Abstract
We report a solid-state passively Q-switched Nd:YVO4 laser adopting rhenium diselenide (ReSe2) as saturable absorber (SA) materials. ReSe2 belongs to a type of transition metal dichalcogenides (TMDs) materials and it has the weak-layered dependent feature beneficial for the preparation of few-layer materials. The few-layer ReSe2 was prepared by ultrasonic exfoliation method. Using a power-dependent transmission experiment, its modulation depth and saturation intensity were measured to be 1.89% and 6.37 MW/cm2. Pumped by diode laser and based on few-layer ReSe2 SA, the Q-switched Nd:YVO4 laser obtained the shortest Q-switched pulse width of 682 ns with the highest repetition rate of 84.16 kHz.

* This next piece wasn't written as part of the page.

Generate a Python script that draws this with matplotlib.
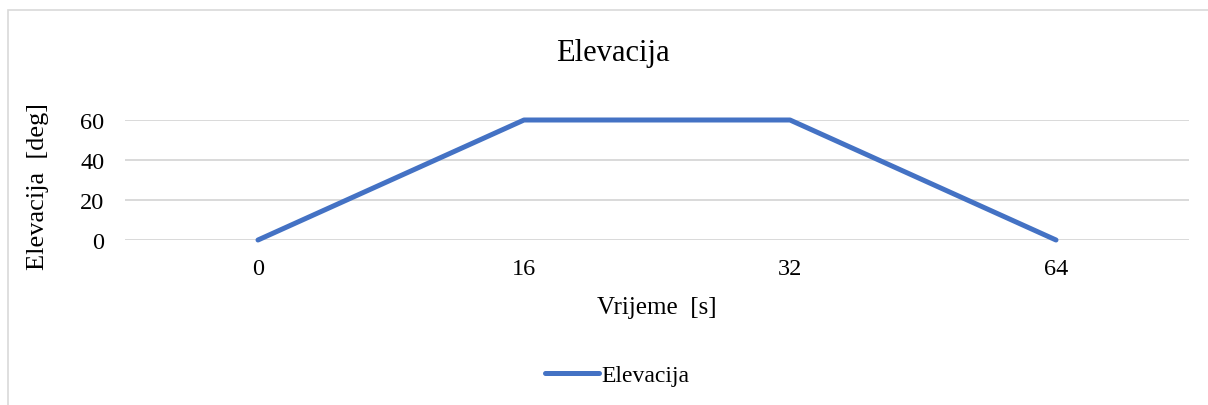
import matplotlib.pyplot as plt
from matplotlib.patches import Rectangle

# data
categories = ['0', '16', '32', '64']
elevation = [0, 60, 60, 0]
y_ticks = [0, 20, 40, 60]

W, H = 1208, 406
plt.rcParams['font.family'] = ['Liberation Serif', 'DejaVu Serif']

fig = plt.figure(figsize=(W / 100, H / 100), dpi=100)

# outer chart border (cut off at right/bottom like the reference)
fig.patches.append(Rectangle((8 / W, -0.1), 1.2, 1 - 11 / H + 0.1,
                             transform=fig.transFigure, fill=False,
                             edgecolor='#D9D9D9', linewidth=1.2))

left, right = 125 / W, 1189 / W
bottom, top = 1 - 241 / H, 1 - 121 / H
ax = fig.add_axes([left, bottom, right - left, top - bottom])

x = range(len(categories))
ax.plot(x, elevation, color='#4472C4', linewidth=3.6,
        solid_capstyle='round', solid_joinstyle='round',
        clip_on=False, zorder=3, label='Elevacija')

ax.set_xlim(-0.5, len(categories) - 0.5)
ax.set_ylim(0, 60)
ax.set_xticks(list(x))
ax.set_xticklabels(categories)
ax.set_yticks(y_ticks)
ax.tick_params(axis='both', length=0, labelsize=17.5)
ax.tick_params(axis='x', pad=13)
ax.tick_params(axis='y', pad=15)

ax.grid(axis='y', color='#D9D9D9', linewidth=1.4)
ax.set_axisbelow(True)
for s in ax.spines.values():
    s.set_visible(False)

ax.set_xlabel('Vrijeme  [s]', fontsize=18, labelpad=12)
ax.set_ylabel('Elevacija  [deg]', fontsize=19, va='center')
ax.yaxis.set_label_coords((38 - 125) / (1189 - 125), 0.45)

fig.text(613 / W, 1 - 53 / H, 'Elevacija', fontsize=22,
         ha='center', va='center')

fig.legend(loc='center', bbox_to_anchor=(617 / W, 1 - 376 / H),
           frameon=False, fontsize=17, handlelength=2.3,
           handletextpad=0.1)

fig.savefig('out.png', dpi=100)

The maximum average output power was 125 mW with the slope efficiency of 17.27%. Our experiment, to the best of our knowledge, is the first demonstration that used ReSe2 as SA materials in an all-solid-state laser. The results show that the few-layer ReSe2 owns the nonlinear saturable absorption properties and it has the capacity to act as SA in an all-solid-state laser.
Highlights
Few-layer materials are of great importance to researches and applications due to their unique optical and electronic characteristics
Current researches on few-layer materials are principally focused on graphene, insulating hexagonal boron nitride, topological insulators (TIs), black phosphorus (BP), and transition metal dichalcogenides (TMDs) [1,2,3,4,5,6]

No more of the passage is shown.